Only the lines from the start of the data to the line containing "nav_days = list(range(len(nav)))", both included, should be output, exactly and without pictures.

■ COLLECTED DATA ■
------------------------------------
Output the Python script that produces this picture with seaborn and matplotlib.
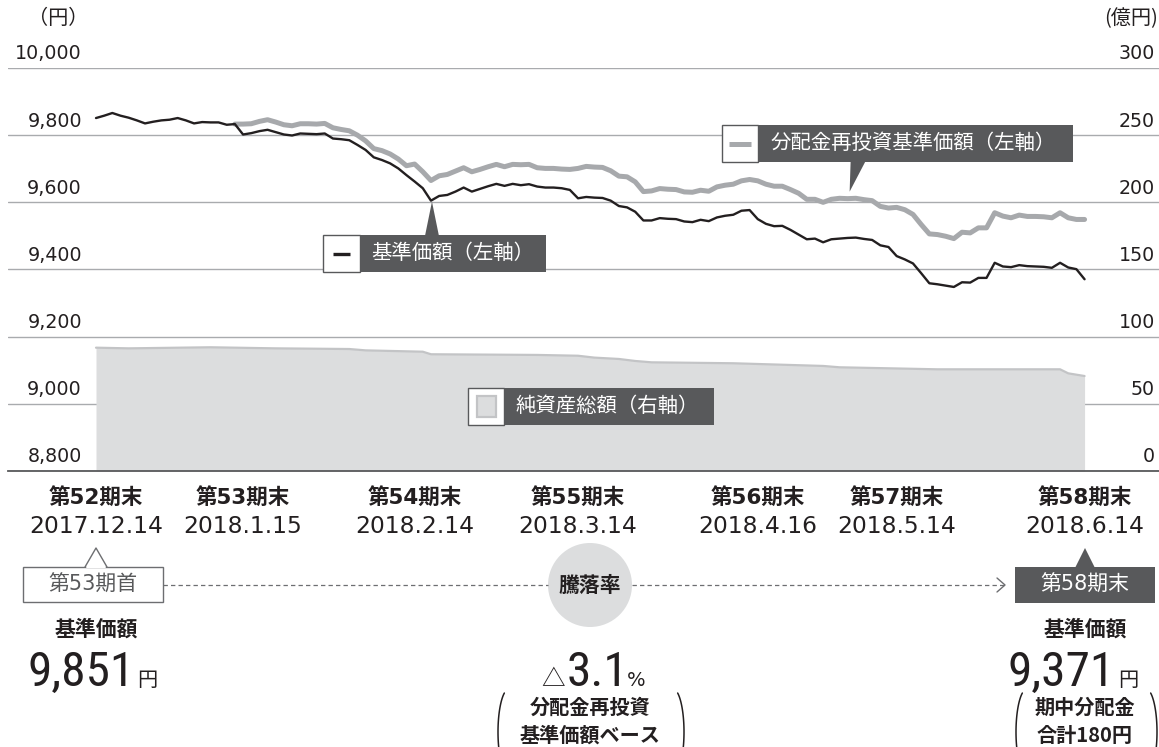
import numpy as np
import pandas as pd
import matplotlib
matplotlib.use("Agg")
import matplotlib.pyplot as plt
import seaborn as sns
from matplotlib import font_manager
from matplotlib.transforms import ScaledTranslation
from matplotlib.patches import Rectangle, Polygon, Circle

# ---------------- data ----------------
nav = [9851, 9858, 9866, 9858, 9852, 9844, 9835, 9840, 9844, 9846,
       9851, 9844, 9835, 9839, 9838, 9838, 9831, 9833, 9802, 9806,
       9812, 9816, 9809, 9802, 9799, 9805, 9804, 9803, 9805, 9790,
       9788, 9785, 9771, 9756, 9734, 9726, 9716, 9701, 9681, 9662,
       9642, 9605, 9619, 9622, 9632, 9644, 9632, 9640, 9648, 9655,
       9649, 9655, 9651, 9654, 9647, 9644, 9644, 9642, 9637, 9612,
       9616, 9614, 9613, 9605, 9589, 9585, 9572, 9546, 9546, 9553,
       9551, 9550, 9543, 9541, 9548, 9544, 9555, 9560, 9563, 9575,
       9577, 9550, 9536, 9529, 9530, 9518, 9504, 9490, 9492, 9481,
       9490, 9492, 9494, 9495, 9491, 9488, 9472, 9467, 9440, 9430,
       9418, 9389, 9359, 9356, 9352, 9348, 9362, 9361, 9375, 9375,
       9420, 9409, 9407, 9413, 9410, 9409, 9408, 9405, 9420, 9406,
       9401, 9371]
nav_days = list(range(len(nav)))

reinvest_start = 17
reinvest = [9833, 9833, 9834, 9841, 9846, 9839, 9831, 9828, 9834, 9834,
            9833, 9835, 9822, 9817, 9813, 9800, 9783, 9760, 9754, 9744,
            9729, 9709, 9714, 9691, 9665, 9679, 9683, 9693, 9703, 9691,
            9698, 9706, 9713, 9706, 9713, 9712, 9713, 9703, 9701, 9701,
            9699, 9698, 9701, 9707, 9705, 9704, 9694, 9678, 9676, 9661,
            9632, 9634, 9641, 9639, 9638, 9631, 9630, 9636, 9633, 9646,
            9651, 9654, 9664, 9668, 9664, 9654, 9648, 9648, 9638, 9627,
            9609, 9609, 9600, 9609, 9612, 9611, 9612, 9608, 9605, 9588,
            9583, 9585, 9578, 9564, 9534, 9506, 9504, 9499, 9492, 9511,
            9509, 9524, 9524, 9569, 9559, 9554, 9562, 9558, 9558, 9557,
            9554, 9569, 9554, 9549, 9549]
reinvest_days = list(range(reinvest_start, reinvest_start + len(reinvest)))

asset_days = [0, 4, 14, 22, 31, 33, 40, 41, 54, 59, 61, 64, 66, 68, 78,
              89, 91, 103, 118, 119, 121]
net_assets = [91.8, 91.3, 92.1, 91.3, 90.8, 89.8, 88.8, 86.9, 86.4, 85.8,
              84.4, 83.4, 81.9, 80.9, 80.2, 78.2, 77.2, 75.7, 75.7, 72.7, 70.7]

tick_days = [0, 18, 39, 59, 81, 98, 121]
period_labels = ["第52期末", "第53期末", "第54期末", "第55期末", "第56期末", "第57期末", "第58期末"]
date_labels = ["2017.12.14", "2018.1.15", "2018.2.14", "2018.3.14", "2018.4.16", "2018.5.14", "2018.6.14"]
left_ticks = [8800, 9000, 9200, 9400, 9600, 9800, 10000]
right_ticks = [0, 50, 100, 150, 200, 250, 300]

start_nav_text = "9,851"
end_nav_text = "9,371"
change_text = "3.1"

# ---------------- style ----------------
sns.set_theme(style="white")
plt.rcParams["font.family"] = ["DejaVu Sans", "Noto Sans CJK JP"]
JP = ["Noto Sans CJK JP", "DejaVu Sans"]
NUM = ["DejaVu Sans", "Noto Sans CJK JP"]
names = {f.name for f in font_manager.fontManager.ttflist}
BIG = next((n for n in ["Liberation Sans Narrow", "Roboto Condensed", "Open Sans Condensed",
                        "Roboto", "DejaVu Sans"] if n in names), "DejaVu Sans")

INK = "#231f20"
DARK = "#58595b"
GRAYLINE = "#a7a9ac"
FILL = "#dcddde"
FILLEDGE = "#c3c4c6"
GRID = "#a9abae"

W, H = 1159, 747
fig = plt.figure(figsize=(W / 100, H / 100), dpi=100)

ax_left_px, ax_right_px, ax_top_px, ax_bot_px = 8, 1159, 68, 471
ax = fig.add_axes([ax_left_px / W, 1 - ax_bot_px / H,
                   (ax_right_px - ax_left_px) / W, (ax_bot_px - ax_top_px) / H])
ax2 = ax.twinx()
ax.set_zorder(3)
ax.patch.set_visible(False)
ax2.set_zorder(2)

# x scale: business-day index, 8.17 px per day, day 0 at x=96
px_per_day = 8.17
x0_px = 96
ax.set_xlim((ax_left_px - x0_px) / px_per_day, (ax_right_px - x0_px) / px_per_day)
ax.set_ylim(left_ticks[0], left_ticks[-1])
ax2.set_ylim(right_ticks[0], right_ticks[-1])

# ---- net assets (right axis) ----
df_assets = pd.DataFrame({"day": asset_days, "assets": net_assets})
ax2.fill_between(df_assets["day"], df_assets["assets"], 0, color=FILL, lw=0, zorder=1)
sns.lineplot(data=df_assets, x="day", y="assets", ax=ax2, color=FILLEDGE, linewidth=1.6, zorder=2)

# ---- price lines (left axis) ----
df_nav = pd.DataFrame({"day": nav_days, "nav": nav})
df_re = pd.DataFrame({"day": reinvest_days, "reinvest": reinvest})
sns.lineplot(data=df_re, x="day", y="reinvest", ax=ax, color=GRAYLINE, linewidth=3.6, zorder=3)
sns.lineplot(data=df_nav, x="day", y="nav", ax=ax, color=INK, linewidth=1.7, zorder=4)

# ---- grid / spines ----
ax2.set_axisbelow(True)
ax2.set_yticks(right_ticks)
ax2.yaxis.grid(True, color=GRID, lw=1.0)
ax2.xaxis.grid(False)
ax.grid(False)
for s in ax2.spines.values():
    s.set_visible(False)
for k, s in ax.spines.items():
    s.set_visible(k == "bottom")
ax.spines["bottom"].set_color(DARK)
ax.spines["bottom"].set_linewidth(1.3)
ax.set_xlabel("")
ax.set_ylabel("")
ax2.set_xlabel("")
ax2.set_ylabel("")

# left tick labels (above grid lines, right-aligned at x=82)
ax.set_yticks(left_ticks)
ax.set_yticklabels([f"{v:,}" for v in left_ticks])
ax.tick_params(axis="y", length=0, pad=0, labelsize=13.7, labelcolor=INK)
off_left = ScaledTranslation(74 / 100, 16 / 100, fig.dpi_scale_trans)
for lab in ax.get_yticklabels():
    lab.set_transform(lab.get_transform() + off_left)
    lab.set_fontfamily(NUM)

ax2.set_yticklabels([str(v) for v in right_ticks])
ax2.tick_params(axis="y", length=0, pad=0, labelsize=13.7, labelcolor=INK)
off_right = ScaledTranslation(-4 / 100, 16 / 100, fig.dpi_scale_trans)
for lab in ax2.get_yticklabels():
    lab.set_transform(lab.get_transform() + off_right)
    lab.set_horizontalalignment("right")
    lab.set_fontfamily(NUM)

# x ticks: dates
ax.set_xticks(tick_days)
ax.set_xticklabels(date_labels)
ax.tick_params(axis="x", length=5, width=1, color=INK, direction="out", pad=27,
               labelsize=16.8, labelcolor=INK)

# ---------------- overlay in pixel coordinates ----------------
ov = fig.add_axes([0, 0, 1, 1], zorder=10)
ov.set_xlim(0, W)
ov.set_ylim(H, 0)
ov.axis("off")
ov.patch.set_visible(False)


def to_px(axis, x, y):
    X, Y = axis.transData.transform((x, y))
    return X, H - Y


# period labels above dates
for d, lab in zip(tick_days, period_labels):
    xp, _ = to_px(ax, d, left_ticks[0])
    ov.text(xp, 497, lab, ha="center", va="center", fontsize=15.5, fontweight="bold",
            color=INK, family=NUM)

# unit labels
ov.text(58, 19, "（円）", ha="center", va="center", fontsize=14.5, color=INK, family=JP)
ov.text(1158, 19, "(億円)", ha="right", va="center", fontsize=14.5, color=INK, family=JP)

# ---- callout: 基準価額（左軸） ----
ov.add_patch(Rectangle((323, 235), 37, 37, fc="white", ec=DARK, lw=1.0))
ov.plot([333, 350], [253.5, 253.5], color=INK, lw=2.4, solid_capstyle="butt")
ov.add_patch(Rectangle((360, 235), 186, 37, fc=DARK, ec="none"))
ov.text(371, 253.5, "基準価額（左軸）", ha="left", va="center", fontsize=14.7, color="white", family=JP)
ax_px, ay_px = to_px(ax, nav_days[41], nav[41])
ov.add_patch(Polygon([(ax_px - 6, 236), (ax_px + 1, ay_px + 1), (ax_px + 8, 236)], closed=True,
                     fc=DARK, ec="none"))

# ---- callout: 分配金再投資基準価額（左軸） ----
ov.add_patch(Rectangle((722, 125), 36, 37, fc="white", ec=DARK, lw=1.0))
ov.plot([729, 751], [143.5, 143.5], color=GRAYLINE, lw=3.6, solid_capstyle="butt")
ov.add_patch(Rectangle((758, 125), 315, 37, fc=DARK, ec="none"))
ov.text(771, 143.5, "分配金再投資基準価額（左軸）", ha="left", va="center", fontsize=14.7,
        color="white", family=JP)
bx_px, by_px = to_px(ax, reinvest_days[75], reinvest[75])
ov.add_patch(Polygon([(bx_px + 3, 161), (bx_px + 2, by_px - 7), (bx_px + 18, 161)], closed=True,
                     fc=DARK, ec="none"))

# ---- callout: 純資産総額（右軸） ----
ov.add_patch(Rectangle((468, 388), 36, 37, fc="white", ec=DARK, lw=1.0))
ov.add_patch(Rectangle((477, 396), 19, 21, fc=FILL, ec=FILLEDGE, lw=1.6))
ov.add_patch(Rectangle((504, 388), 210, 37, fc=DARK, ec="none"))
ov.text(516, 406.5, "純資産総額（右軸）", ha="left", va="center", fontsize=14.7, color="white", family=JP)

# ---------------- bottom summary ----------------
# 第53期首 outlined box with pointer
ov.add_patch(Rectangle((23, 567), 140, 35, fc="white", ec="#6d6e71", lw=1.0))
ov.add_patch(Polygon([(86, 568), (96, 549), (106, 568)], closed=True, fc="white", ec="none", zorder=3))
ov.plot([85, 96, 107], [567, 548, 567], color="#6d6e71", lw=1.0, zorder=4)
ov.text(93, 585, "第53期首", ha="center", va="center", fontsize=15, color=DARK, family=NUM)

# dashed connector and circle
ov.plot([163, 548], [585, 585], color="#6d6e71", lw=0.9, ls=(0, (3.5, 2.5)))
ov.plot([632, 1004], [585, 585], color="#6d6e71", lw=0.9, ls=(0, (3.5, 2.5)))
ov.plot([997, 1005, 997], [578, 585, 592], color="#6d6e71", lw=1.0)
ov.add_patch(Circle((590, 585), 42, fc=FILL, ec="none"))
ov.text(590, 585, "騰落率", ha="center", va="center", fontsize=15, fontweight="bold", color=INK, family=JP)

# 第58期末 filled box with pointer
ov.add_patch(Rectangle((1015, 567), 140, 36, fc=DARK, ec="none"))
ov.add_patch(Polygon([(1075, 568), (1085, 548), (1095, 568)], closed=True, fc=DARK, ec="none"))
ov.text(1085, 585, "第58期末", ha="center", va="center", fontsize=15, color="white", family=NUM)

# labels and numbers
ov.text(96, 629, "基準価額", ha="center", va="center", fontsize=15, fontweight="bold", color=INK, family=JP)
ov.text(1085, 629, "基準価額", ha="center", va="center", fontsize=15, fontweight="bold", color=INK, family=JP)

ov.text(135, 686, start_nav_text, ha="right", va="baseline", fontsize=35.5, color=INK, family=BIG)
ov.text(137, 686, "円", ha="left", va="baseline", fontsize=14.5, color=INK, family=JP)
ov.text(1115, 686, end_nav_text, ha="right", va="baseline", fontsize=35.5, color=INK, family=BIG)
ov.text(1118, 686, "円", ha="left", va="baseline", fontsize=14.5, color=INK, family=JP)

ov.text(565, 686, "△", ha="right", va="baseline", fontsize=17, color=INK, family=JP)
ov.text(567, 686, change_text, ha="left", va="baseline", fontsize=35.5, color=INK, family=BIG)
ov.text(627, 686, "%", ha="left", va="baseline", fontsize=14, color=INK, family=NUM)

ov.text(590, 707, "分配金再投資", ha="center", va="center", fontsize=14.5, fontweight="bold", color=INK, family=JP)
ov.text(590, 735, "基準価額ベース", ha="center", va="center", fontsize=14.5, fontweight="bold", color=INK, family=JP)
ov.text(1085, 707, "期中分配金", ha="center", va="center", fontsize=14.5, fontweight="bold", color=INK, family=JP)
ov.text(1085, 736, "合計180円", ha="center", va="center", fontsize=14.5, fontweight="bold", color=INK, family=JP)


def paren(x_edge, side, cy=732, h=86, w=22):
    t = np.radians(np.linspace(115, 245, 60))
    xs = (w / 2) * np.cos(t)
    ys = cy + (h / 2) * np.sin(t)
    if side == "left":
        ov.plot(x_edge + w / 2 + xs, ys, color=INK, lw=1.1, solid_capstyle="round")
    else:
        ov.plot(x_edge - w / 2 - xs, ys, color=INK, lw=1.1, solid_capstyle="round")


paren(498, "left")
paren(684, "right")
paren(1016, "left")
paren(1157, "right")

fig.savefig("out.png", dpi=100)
------------------------------------
■ SOLUTION TO THIS EXERCISE ■
Output the Python script that produces this picture with seaborn and matplotlib.
import numpy as np
import pandas as pd
import matplotlib
matplotlib.use("Agg")
import matplotlib.pyplot as plt
import seaborn as sns
from matplotlib import font_manager
from matplotlib.transforms import ScaledTranslation
from matplotlib.patches import Rectangle, Polygon, Circle

# ---------------- data ----------------
nav = [9851, 9858, 9866, 9858, 9852, 9844, 9835, 9840, 9844, 9846,
       9851, 9844, 9835, 9839, 9838, 9838, 9831, 9833, 9802, 9806,
       9812, 9816, 9809, 9802, 9799, 9805, 9804, 9803, 9805, 9790,
       9788, 9785, 9771, 9756, 9734, 9726, 9716, 9701, 9681, 9662,
       9642, 9605, 9619, 9622, 9632, 9644, 9632, 9640, 9648, 9655,
       9649, 9655, 9651, 9654, 9647, 9644, 9644, 9642, 9637, 9612,
       9616, 9614, 9613, 9605, 9589, 9585, 9572, 9546, 9546, 9553,
       9551, 9550, 9543, 9541, 9548, 9544, 9555, 9560, 9563, 9575,
       9577, 9550, 9536, 9529, 9530, 9518, 9504, 9490, 9492, 9481,
       9490, 9492, 9494, 9495, 9491, 9488, 9472, 9467, 9440, 9430,
       9418, 9389, 9359, 9356, 9352, 9348, 9362, 9361, 9375, 9375,
       9420, 9409, 9407, 9413, 9410, 9409, 9408, 9405, 9420, 9406,
       9401, 9371]
nav_days = list(range(len(nav)))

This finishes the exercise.